I have just bought an adult female and a few of her babys....... not kept crays before, have been reading loads and they seem fairly uncomplicated though.
So any fellow crayfish keepers here ?

(no pictures yet as i dont collct them until saturday)


----------



## Kenorsanc (Dec 10, 2006)

What kind of crayfish?


----------



## njp (Mar 4, 2007)

I had a crayfish years ago, little blue one,

It was rather shy and spent most of the time in his cave, and loved his prawns


----------



## wohic (Jun 19, 2006)

Kenorsanc said:


> What kind of crayfish?


 
Red claw (the only legally available one)


----------



## njp (Mar 4, 2007)

Why are the others not legal?


----------



## Andy b 1 (May 14, 2007)

you can get crayfish from [email protected]


----------



## Saff (Jun 9, 2007)

you can get BLUE crayfish from [email protected]


----------



## neep_neep (Oct 18, 2007)

Saff said:


> you can get BLUE crayfish from pets @home


Yep, they're the same as the red claws 

The others are not legal because if released into our watercourses it's possible they could survive and outcompete our native crayfish, the white-clawed crayfish. 

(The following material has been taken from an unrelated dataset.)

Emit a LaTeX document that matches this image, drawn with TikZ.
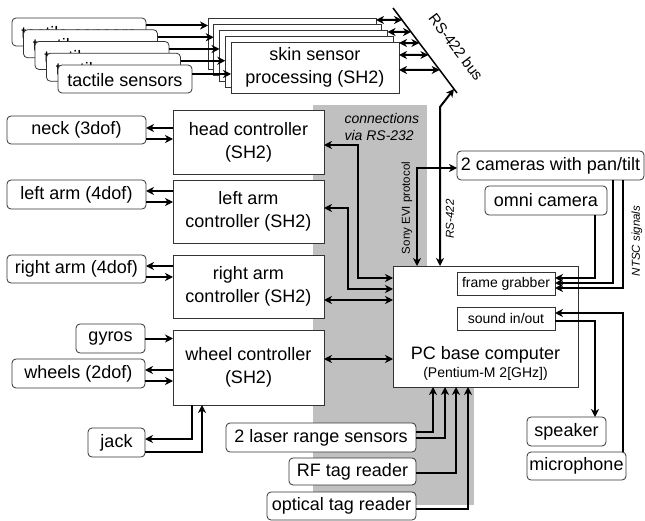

Their population has already been devastated by the American Signal Crayfish which was originally imported for the restaurant trade, but ended up being released...

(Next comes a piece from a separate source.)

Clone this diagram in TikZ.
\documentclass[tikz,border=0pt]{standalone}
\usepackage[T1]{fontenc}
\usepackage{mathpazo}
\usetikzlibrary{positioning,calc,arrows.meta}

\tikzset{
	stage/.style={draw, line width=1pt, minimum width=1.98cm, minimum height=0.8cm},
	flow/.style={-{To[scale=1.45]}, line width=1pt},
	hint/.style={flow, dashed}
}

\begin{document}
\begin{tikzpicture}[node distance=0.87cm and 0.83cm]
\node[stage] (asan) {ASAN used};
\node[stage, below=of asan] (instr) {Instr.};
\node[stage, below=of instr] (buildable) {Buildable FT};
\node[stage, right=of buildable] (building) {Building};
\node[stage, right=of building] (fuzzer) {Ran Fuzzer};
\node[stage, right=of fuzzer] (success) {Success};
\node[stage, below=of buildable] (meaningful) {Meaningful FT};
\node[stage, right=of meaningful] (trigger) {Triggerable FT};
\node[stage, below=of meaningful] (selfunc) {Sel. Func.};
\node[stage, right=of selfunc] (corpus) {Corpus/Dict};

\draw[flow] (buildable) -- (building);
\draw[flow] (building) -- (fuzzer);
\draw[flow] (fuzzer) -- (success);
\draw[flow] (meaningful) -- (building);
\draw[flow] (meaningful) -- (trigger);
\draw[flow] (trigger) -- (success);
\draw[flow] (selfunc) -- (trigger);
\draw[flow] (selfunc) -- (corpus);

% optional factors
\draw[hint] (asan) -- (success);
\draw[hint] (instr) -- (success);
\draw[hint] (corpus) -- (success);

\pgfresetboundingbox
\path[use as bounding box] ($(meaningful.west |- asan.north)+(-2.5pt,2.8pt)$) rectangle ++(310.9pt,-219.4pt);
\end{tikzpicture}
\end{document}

DEFRA allow the red clawed crayfish (aka. blue) because they are technically a tropical species, and so are unlikely to survive and breed in the UK climate


----------



## Dan (Jan 11, 2006)

I've got shrimp, does that count? It's kind of a mini version


----------



## wohic (Jun 19, 2006)

reticulatus said:


> I've got shrimp, does that count? It's kind of a mini version


 
lol should that be the start of an over 18's thread ? :lol2:


----------



## Dan (Jan 11, 2006)

no comment your honour!!


----------



## mask-of-sanity (Dec 27, 2006)

i used to have a big crayfish there great give them pipes to hide in and have as theres and they be well happy


----------



## lightbulb1976 (Dec 24, 2006)

i got my crayfish from the fish mongers in smelly alley in reading, belongs alot of hides are ready available and water temps are cool and also some salt are present they are fine.

sean


----------



## The Fool (Aug 23, 2007)

They only keep for a couple of days, but they go great with Rocket.


----------



## serpentkid100 (Mar 7, 2006)

you can get loads of diff crays, i would recomend its in a gently heated tank else it may die, as my latest one did, i was hopin it wouldn but it did...i had another that went 2 live with a mate and it lived for bout a year before he lost it, there so cool though: victory:


----------



## neep_neep (Oct 18, 2007)

serpentkid100 said:


> you can get loads of diff crays


Which country do you live in?

In the UK, there is only one species which can be kept legally


----------



## BigBadger (Nov 26, 2007)

*Reggie*

I had a lovely blue cray called reggie. It grew quite large but after a while it died. My jaguars wouldnt let it get a sniff at dinner time. It was lovely though. Watch your fingers mind.


----------



## BADGERS MUM (Dec 5, 2006)

my local rep shop are selling them along ith mini lobsters :flrt:

so cute


----------